Why are there not enough good paying jobs today?
It's because companies are not hiring.
Are companies out of cash?
No, they are flush with cash - about 2 Trillion by the last count.
Then why are these companies not hiring more employees?
It's because there is not much demand for their products.
Why has demand dropped?
It's because the middle class has lost its earning power and has become mired in debt.
When did the middle class start losing its earning power?
Around 1970.That is when the wages of the average middle class citizen stopped rising.
Was there a recession going on then?
No, that is the time when the employer class felt they should start rolling back the New Deal put in place by FDR.
How long did middle class wages stay frozen?
Today, in 2012, the median pay is the still the same as what it was back in 1978.
But we are told that productivity (the stuff that the employees produced) kept rising all through the 1970's. Did that not benefit the employees?
No, it did not. The difference between the ever flat wages and the rising productivity amounts to the profits that have accumulated with corporations (and accrued to the 1% since they comprise the majority shareholders) over the course of the last few decades.
But why did the middle class get into debt?
Well, because they chose to maintain their current standard of living. To meet this need Wall Street took the profits from the wage/productivity differential and simply lent it back to the middle class in several different ways - credit cards, education loans, payday loans, sub-prime mortgages to name a few.
But that's a lot of money. What else did the 1% do to accumulate so much wealth?
Well, when banks take the wealth of the working class and lend it right back to them with interest, the profits start piling up. Take, for instance, the 30 year mortgage. If you bought a house for $50,000 and agree to pay it back over 30 years, you end up paying $150,000. In other words you agreed to pay the bank $100,000 or 2/3rd of the total cost of a loan in the form of interest. Profits are good, excessive profits create imbalances.
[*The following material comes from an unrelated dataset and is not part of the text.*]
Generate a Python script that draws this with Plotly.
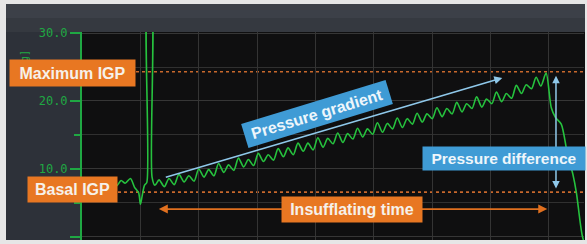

What is the net effect of all this?
It's quite simple, the Finance Industry, which is supposed to be an ancillary industry - something that facilitates other industries that produce the real goods and services required by society - has grown too big and out of proportion with the rest of society. This is at the heart of many of the problems we are experiencing today. This industry is so flush with cash that it is spilling over and tainting our electoral process, and threatening the very foundations of our democracy.
If we were to downsize the Finance Industry will that solve all of the problems we are facing today?
It would certainly diminish the role of money in politics, and then perhaps we could turn our attention to some of the other root causes of imbalances in our society. For example it is now becoming clear that, whether it be in the boardroom or in the halls of Congress, all too often, significant decisions are being made by a few without adequate representation by the many, the ones who are most affected by these decisions. If the Reverend Jonathan Mayhew were present today he would have preached "No transaction without Representation". Indeed, addressing these types of deficiencies will require cultural changes that will help us move from "making a killing" to "making a living", and shared prosperity and economic justice will take a second seat only to social and political equality among our citizens.